--- Material ---
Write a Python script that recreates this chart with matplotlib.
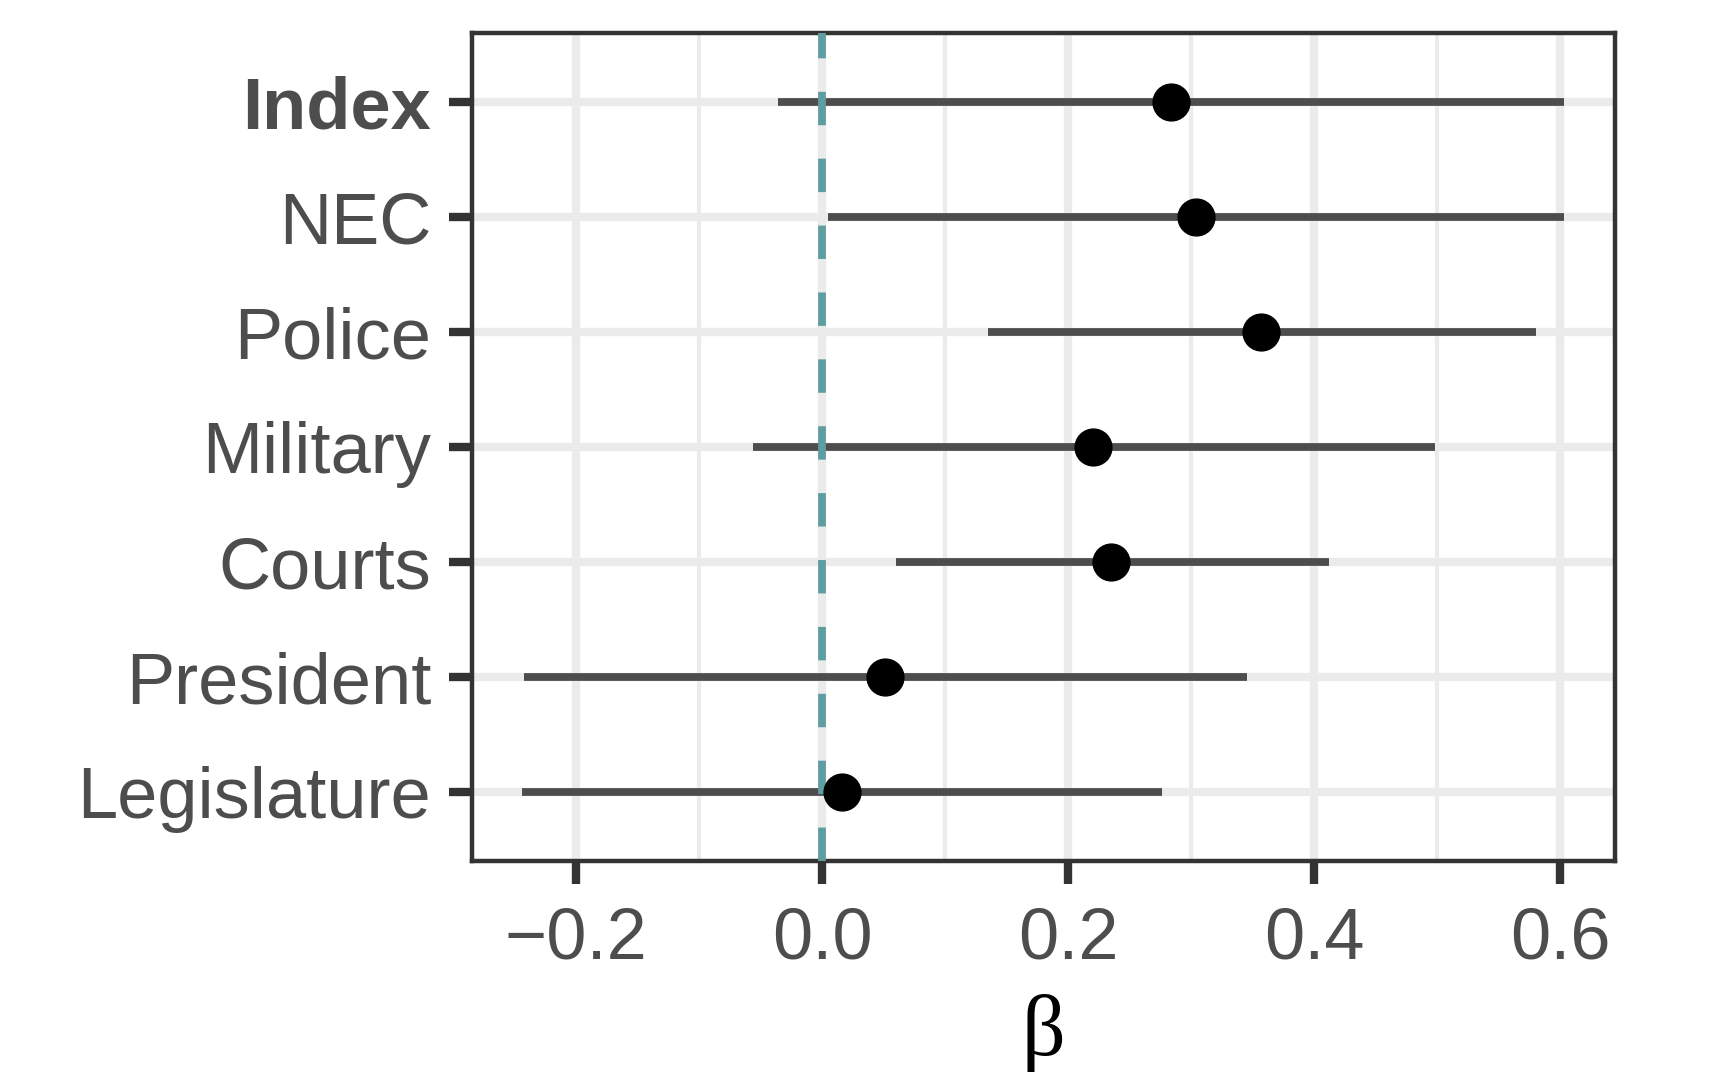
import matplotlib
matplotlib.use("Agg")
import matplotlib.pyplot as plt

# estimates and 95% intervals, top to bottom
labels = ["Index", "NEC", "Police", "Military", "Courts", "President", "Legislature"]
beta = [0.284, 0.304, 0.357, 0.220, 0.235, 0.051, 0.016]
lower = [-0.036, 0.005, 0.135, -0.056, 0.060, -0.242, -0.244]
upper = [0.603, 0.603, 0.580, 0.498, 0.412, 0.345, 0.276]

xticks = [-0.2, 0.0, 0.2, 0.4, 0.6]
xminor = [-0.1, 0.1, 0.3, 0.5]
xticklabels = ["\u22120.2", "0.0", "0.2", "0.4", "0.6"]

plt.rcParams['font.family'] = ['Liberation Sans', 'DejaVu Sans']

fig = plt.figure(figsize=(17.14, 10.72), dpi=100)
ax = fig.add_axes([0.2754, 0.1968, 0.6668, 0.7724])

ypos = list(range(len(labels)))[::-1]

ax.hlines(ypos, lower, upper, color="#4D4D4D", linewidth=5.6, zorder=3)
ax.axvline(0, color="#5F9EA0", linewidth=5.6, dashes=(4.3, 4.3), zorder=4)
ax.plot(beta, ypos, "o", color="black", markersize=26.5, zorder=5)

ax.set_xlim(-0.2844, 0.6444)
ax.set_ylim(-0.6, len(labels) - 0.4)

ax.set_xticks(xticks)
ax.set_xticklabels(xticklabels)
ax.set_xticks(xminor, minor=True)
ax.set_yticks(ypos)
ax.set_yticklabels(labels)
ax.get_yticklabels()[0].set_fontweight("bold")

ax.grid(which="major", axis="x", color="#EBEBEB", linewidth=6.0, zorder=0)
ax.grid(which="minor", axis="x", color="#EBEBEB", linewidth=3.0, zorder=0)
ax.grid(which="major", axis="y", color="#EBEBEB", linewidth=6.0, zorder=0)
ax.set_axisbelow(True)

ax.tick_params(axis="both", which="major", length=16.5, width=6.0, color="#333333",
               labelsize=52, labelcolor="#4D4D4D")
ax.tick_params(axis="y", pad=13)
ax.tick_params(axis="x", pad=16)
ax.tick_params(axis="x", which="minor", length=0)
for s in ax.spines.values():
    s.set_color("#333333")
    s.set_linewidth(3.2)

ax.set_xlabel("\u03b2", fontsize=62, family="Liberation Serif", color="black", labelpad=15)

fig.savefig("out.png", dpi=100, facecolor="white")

==

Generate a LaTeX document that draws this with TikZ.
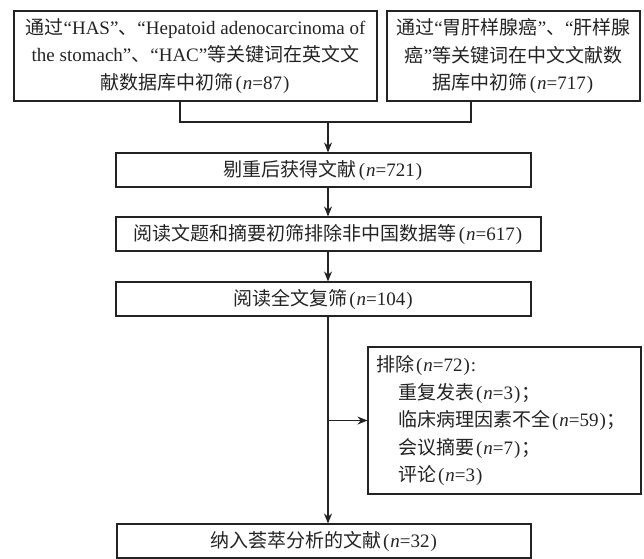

--- Requirement ---
Write down exactly what the lines above say, from the line holding "Write a Python" through the line holding "ax.set_ylim(-0.6, len(labels) - 0.4)", and nothing more. Do not copy the pictures.

--- In response ---
Write a Python script that recreates this chart with matplotlib.
import matplotlib
matplotlib.use("Agg")
import matplotlib.pyplot as plt

# estimates and 95% intervals, top to bottom
labels = ["Index", "NEC", "Police", "Military", "Courts", "President", "Legislature"]
beta = [0.284, 0.304, 0.357, 0.220, 0.235, 0.051, 0.016]
lower = [-0.036, 0.005, 0.135, -0.056, 0.060, -0.242, -0.244]
upper = [0.603, 0.603, 0.580, 0.498, 0.412, 0.345, 0.276]

xticks = [-0.2, 0.0, 0.2, 0.4, 0.6]
xminor = [-0.1, 0.1, 0.3, 0.5]
xticklabels = ["\u22120.2", "0.0", "0.2", "0.4", "0.6"]

plt.rcParams['font.family'] = ['Liberation Sans', 'DejaVu Sans']

fig = plt.figure(figsize=(17.14, 10.72), dpi=100)
ax = fig.add_axes([0.2754, 0.1968, 0.6668, 0.7724])

ypos = list(range(len(labels)))[::-1]

ax.hlines(ypos, lower, upper, color="#4D4D4D", linewidth=5.6, zorder=3)
ax.axvline(0, color="#5F9EA0", linewidth=5.6, dashes=(4.3, 4.3), zorder=4)
ax.plot(beta, ypos, "o", color="black", markersize=26.5, zorder=5)

ax.set_xlim(-0.2844, 0.6444)
ax.set_ylim(-0.6, len(labels) - 0.4)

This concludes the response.